Thursday, April 3, 2014
Captain America: The Winter Soldier
Captain America: The Winter Soldier
Dirs. Anthony and Joe Russo
2.5 out of 5
Patience is a virtue when it comes to the Marvel Cinematic Universe. The long-term nature of the Marvel movie franchise is, by now, common knowledge to savvy moviegoers and casual fans alike, a development that protects a film like Captain America: The Winter Soldier from a more rigorous scrutiny. A pedestrian addition to the MCU canon, Cap's latest adventure epitomizes the concept of these interlocking movies as a exercise in anticipation for the next chapter, sometimes at the expense of creating a dramatically satisfying stand-alone piece of entertainment. And this happens to be one of the times where Marvel sells the sizzle reel while making the audience think it's getting the steak.
Set almost entirely in Washington, D.C., Winter Soldier centers on Captain Steve Rogers (Chris Evans) and his post-Avengers life as an operative for S.H.I.E.L.D., the secretive multinational defense organization headed by Nick Fury (Samuel L. Jackson, finally given more to do than just glare and issue orders). While on a mission to ostensibly rescue a S.H.I.E.L.D. vessel hijacked by Algerian pirates, Rogers observes his colleague Natasha Romanoff (Scarlett Johannson) collect data from the ship's computer. Rogers begins to question the moral rectitude of an organization that's seemingly spying on itself - fears that Fury does nothing to assuage when he briefs Cap on a new global surveillance program to be carried out by three new computer-controlled, heavily-armed helicarriers. A security crisis promptly places Rogers under suspicion of treason, and soon he and Romanoff are on the run, trying to evade the reach of senior S.H.I.E.L.D. official Alexander Pierce (Robert Redford) and clear Captain America's name.
Placing the most naive member of Marvel's cinematic stable of superheroes at the epicenter of a political thriller is a clever premise, but unfortunately one that's not given enough room to breathe. Captain America: The Winter Soldier feels crammed with subplots and characters that add to the spectacle but do little in terms of story cohesion: there's Sam Wilson (Anthony Mackie), an American military veteran and ally of Rogers with access to a cutting-edge flight suit; Sharon Carter (Emily VanCamp), a S.H.I.E.L.D. agent whose cover is blown immediately after she's introduced onscreen; and the mysterious Winter Soldier (Sebastian Stan), a genetically-enhanced assassin who periodically drops in to shoot people and glower at the Captain and generally look like the cover of a futuristic Assassin’s Creed video game.
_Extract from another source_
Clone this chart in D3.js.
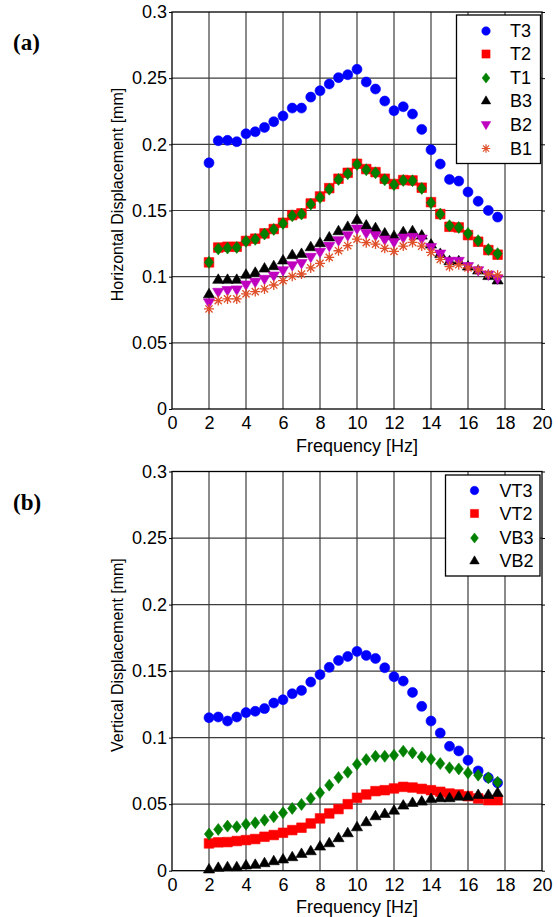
<!DOCTYPE html>
<html>
<head>
<meta charset="utf-8">
<script src="https://cdn.jsdelivr.net/npm/d3@7"></script>
<style>
body { margin: 0; background: #fff; }
text { font-family: "Liberation Sans", Arial, sans-serif; }
text.tag { font-family: "Liberation Serif", "Times New Roman", serif; font-weight: bold; }
</style>
</head>
<body>
<div id="chart"></div>
<script>
// frequencies shared by both panels
const freq = [2, 2.5, 3, 3.5, 4, 4.5, 5, 5.5, 6, 6.5, 7, 7.5, 8, 8.5, 9, 9.5,
  10, 10.5, 11, 11.5, 12, 12.5, 13, 13.5, 14, 14.5, 15, 15.5, 16, 16.55, 17.1, 17.6];

// (a) horizontal displacement [mm]
const T3 = [0.186, 0.2027, 0.203, 0.202, 0.208, 0.2095, 0.2128, 0.2171, 0.2214, 0.2274,
  0.2274, 0.2357, 0.2405, 0.2456, 0.2504, 0.2526, 0.2567, 0.2471, 0.2418, 0.2327,
  0.2254, 0.2284, 0.2229, 0.2113, 0.1959, 0.1851, 0.1735, 0.1722, 0.164, 0.157, 0.150, 0.145];
const T2 = [0.1108, 0.122, 0.1226, 0.1226, 0.127, 0.1287, 0.1327, 0.136, 0.1407, 0.1465,
  0.1478, 0.1553, 0.1606, 0.1669, 0.174, 0.1785, 0.1853, 0.1813, 0.179, 0.174,
  0.170, 0.173, 0.1727, 0.1672, 0.1563, 0.1473, 0.1377, 0.1372, 0.1314, 0.1264, 0.1201, 0.1166];
const T1 = [0.1108, 0.121, 0.1216, 0.1221, 0.1267, 0.1282, 0.1322, 0.1357, 0.1402, 0.146,
  0.1473, 0.1548, 0.1598, 0.1661, 0.1735, 0.1778, 0.1848, 0.1808, 0.1785, 0.1732,
  0.1695, 0.1727, 0.1725, 0.1667, 0.1558, 0.1473, 0.1385, 0.1372, 0.1327, 0.1272, 0.1206, 0.1174];
const B3 = [0.087, 0.098, 0.098, 0.098, 0.1018, 0.1033, 0.1065, 0.1083, 0.1126, 0.1166,
  0.1176, 0.1226, 0.1257, 0.130, 0.1347, 0.138, 0.1432, 0.139, 0.137, 0.133,
  0.131, 0.134, 0.1347, 0.1314, 0.1246, 0.1176, 0.112, 0.112, 0.108, 0.105, 0.1008, 0.0975];
const B2 = [0.0802, 0.0882, 0.0895, 0.090, 0.0937, 0.0957, 0.098, 0.1005, 0.1045, 0.1083,
  0.110, 0.1146, 0.1184, 0.1229, 0.1272, 0.131, 0.136, 0.1327, 0.131, 0.1277,
  0.1259, 0.1292, 0.1297, 0.1284, 0.1221, 0.1171, 0.1116, 0.1116, 0.1076, 0.1045, 0.1013, 0.0983];
const B1 = [0.0756, 0.0819, 0.0832, 0.0832, 0.087, 0.0887, 0.0907, 0.0937, 0.097, 0.1003,
  0.102, 0.1066, 0.110, 0.1146, 0.1196, 0.1234, 0.1284, 0.1257, 0.1246, 0.1214,
  0.1191, 0.1231, 0.1259, 0.1231, 0.1184, 0.1131, 0.1076, 0.109, 0.1066, 0.105, 0.102, 0.1013];

// (b) vertical displacement [mm]
const VT3 = [0.115, 0.1155, 0.1125, 0.1155, 0.1188, 0.1198, 0.1218, 0.126, 0.1285, 0.133,
  0.1355, 0.1418, 0.1473, 0.1528, 0.158, 0.161, 0.1648, 0.1618, 0.1595, 0.1525,
  0.1458, 0.1425, 0.134, 0.1235, 0.1125, 0.1035, 0.0935, 0.09, 0.083, 0.075, 0.0698, 0.066];
const VT2 = [0.0205, 0.0213, 0.0215, 0.0223, 0.023, 0.0238, 0.0255, 0.0268, 0.0285, 0.0305,
  0.0323, 0.0355, 0.0393, 0.043, 0.0463, 0.05, 0.0548, 0.0573, 0.0598, 0.0605,
  0.0618, 0.063, 0.0625, 0.0615, 0.0605, 0.0593, 0.058, 0.0573, 0.056, 0.0543, 0.053, 0.053];
const VB3 = [0.0275, 0.031, 0.0335, 0.033, 0.035, 0.036, 0.038, 0.0405, 0.0435, 0.0468,
  0.0498, 0.0543, 0.0585, 0.0643, 0.07, 0.074, 0.08, 0.0835, 0.086, 0.086,
  0.0868, 0.0898, 0.0885, 0.0855, 0.0838, 0.0805, 0.0773, 0.0765, 0.0735, 0.0718, 0.0698, 0.0665];
const VB2 = [0.0013, 0.0025, 0.003, 0.003, 0.0043, 0.0048, 0.006, 0.0075, 0.0088, 0.0105,
  0.013, 0.015, 0.0185, 0.021, 0.0248, 0.0285, 0.033, 0.0368, 0.0413, 0.043,
  0.0455, 0.0493, 0.0513, 0.0523, 0.0543, 0.0548, 0.0548, 0.056, 0.056, 0.0573, 0.0573, 0.0588];

const xTicks = [0, 2, 4, 6, 8, 10, 12, 14, 16, 18, 20];
const yTicks = [0, 0.05, 0.1, 0.15, 0.2, 0.25, 0.3];

const width = 558, height = 917;
const left = 172, right = 542;

const svg = d3.select("#chart")
  .append("svg")
  .attr("width", width)
  .attr("height", height);

// marker shapes (MATLAB style)
function marker(kind, s) {
  const p = d3.path();
  if (kind === "o") { p.arc(0, 0, 5 * s, 0, 2 * Math.PI); }
  else if (kind === "s") { p.rect(-4.8 * s, -4.8 * s, 9.6 * s, 9.6 * s); }
  else if (kind === "d") { p.moveTo(0, -6 * s); p.lineTo(4.6 * s, 0); p.lineTo(0, 6 * s); p.lineTo(-4.6 * s, 0); p.closePath(); }
  else if (kind === "^") { p.moveTo(0, -5.5 * s); p.lineTo(5.6 * s, 4 * s); p.lineTo(-5.6 * s, 4 * s); p.closePath(); }
  else if (kind === "v") { p.moveTo(0, 5.5 * s); p.lineTo(5.6 * s, -4 * s); p.lineTo(-5.6 * s, -4 * s); p.closePath(); }
  else if (kind === "*") {
    const r = 5 * s, q = 3.6 * s;
    p.moveTo(-r, 0); p.lineTo(r, 0); p.moveTo(0, -r); p.lineTo(0, r);
    p.moveTo(-q, -q); p.lineTo(q, q); p.moveTo(-q, q); p.lineTo(q, -q);
  }
  return p.toString();
}

const panels = [
  {
    tag: "(a)", top: 12, bottom: 409, ytitle: "Horizontal Displacement [mm]",
    legend: { x: 456.5, y: 15, w: 84, h: 148.5, mx: 486, tx: 510, rows: [31, 54, 78, 100.5, 125, 148.5] },
    series: [
      { name: "T3", values: T3, kind: "o", color: "#0000ff" },
      { name: "T2", values: T2, kind: "s", color: "#ff0000" },
      { name: "T1", values: T1, kind: "d", color: "#008000" },
      { name: "B3", values: B3, kind: "^", color: "#000000" },
      { name: "B2", values: B2, kind: "v", color: "#bf00bf" },
      { name: "B1", values: B1, kind: "*", color: "#e0502a" }
    ]
  },
  {
    tag: "(b)", top: 471.5, bottom: 870.7, ytitle: "Vertical Displacement [mm]",
    legend: { x: 445.5, y: 475, w: 94.5, h: 101, mx: 474.5, tx: 499.5, rows: [490.5, 513.5, 538, 560.5] },
    series: [
      { name: "VT3", values: VT3, kind: "o", color: "#0000ff" },
      { name: "VT2", values: VT2, kind: "s", color: "#ff0000" },
      { name: "VB3", values: VB3, kind: "d", color: "#008000" },
      { name: "VB2", values: VB2, kind: "^", color: "#000000" }
    ]
  }
];

panels.forEach(pn => {
  const x = d3.scaleLinear().domain([0, 20]).range([left, right]);
  const y = d3.scaleLinear().domain([0, 0.3]).range([pn.bottom, pn.top]);
  const g = svg.append("g");

  // grid
  g.selectAll(".gx").data(xTicks.slice(1, -1)).enter().append("line")
    .attr("x1", d => x(d)).attr("x2", d => x(d))
    .attr("y1", pn.top).attr("y2", pn.bottom)
    .attr("stroke", "#3c3c3c").attr("stroke-width", 1.2);
  g.selectAll(".gy").data(yTicks.slice(1, -1)).enter().append("line")
    .attr("x1", left).attr("x2", right)
    .attr("y1", d => y(d)).attr("y2", d => y(d))
    .attr("stroke", "#3c3c3c").attr("stroke-width", 1.2);

  // axes
  const fmt = d => String(+d.toFixed(2));
  g.append("g").attr("transform", `translate(${left},0)`)
    .call(d3.axisLeft(y).tickValues(yTicks).tickFormat(fmt).tickSize(3).tickSizeOuter(0).tickPadding(2));
  g.append("g").attr("transform", `translate(${right},0)`)
    .call(d3.axisRight(y).tickValues(yTicks).tickFormat("").tickSize(3).tickSizeOuter(0));
  g.append("g").attr("transform", `translate(0,${pn.bottom})`)
    .call(d3.axisBottom(x).tickValues(xTicks).tickFormat(d3.format("d")).tickSize(0).tickPadding(7.5));
  g.selectAll(".tick text").attr("font-size", 18).attr("fill", "#000");
  g.selectAll(".domain").remove();

  g.append("rect")
    .attr("x", left).attr("y", pn.top)
    .attr("width", right - left).attr("height", pn.bottom - pn.top)
    .attr("fill", "none").attr("stroke", "#000").attr("stroke-width", 1.3);

  // titles
  g.append("text")
    .attr("x", (left + right) / 2).attr("y", pn.bottom + 42.5)
    .attr("text-anchor", "middle").attr("font-size", 18)
    .text("Frequency [Hz]");
  const cy = (pn.top + pn.bottom) / 2 - 16;
  g.append("text")
    .attr("transform", `translate(123,${cy}) rotate(-90)`)
    .attr("text-anchor", "middle").attr("font-size", 16)
    .text(pn.ytitle);
  g.append("text")
    .attr("class", "tag")
    .attr("x", 13).attr("y", pn.top + 38)
    .attr("font-size", 23)
    .text(pn.tag);

  // data markers
  pn.series.forEach(s => {
    g.append("g").selectAll("path")
      .data(freq.map((f, i) => [f, s.values[i]]))
      .enter().append("path")
      .attr("transform", d => `translate(${x(d[0])},${y(d[1])})`)
      .attr("d", marker(s.kind, 1))
      .attr("fill", s.kind === "*" ? "none" : s.color)
      .attr("stroke", s.color)
      .attr("stroke-width", s.kind === "*" ? 1.3 : 0.6);
  });

  // legend
  const L = pn.legend;
  const lg = g.append("g");
  lg.append("rect")
    .attr("x", L.x).attr("y", L.y).attr("width", L.w).attr("height", L.h)
    .attr("fill", "#fff").attr("stroke", "#000").attr("stroke-width", 1.3);
  pn.series.forEach((s, i) => {
    lg.append("path")
      .attr("transform", `translate(${L.mx},${L.rows[i]})`)
      .attr("d", marker(s.kind, 0.85))
      .attr("fill", s.kind === "*" ? "none" : s.color)
      .attr("stroke", s.color)
      .attr("stroke-width", s.kind === "*" ? 1.2 : 0.5);
    lg.append("text")
      .attr("x", L.tx).attr("y", L.rows[i] + 6.3)
      .attr("font-size", 18)
      .text(s.name);
  });
});
</script>
</body>
</html>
You'd think that the nemesis would earn his subtitle, but Winter Soldier is intent on masking intentions and emotions for the sake of a few plot twists: some interesting, some terribly telegraphed. Outside of those moments, however, it's a lot like climbing an expository ladder - one that often finds Captain America retracting his past and makes the film feel like it's covering old ground. Last November, I praised Thor: The Dark World for being an outside-the-box extension of the Marvel brand; Captain America returns the company to business as usual, creating copies of past successes and relying on sideways allusions and we'll-get-back-to-that-later teasers to give the illusion of story propulsion.
Directors Anthony and Joe Russo, known mostly for their work in the world of TV sitcoms, are tentative action helmers who don't exactly put their stamp on the Marvel house style, but there are glimpses of their prowess - they squeeze more tension and humor out of Fury under siege in his souped-up SUV than in any of the other standard fight-and-chase sequences. In the end, maybe a fairly inconclusive film like Captain America: The Winter Soldier is the price of watching an ambitious cinematic universe unfold. Sometimes you've just got to wait for the good stuff.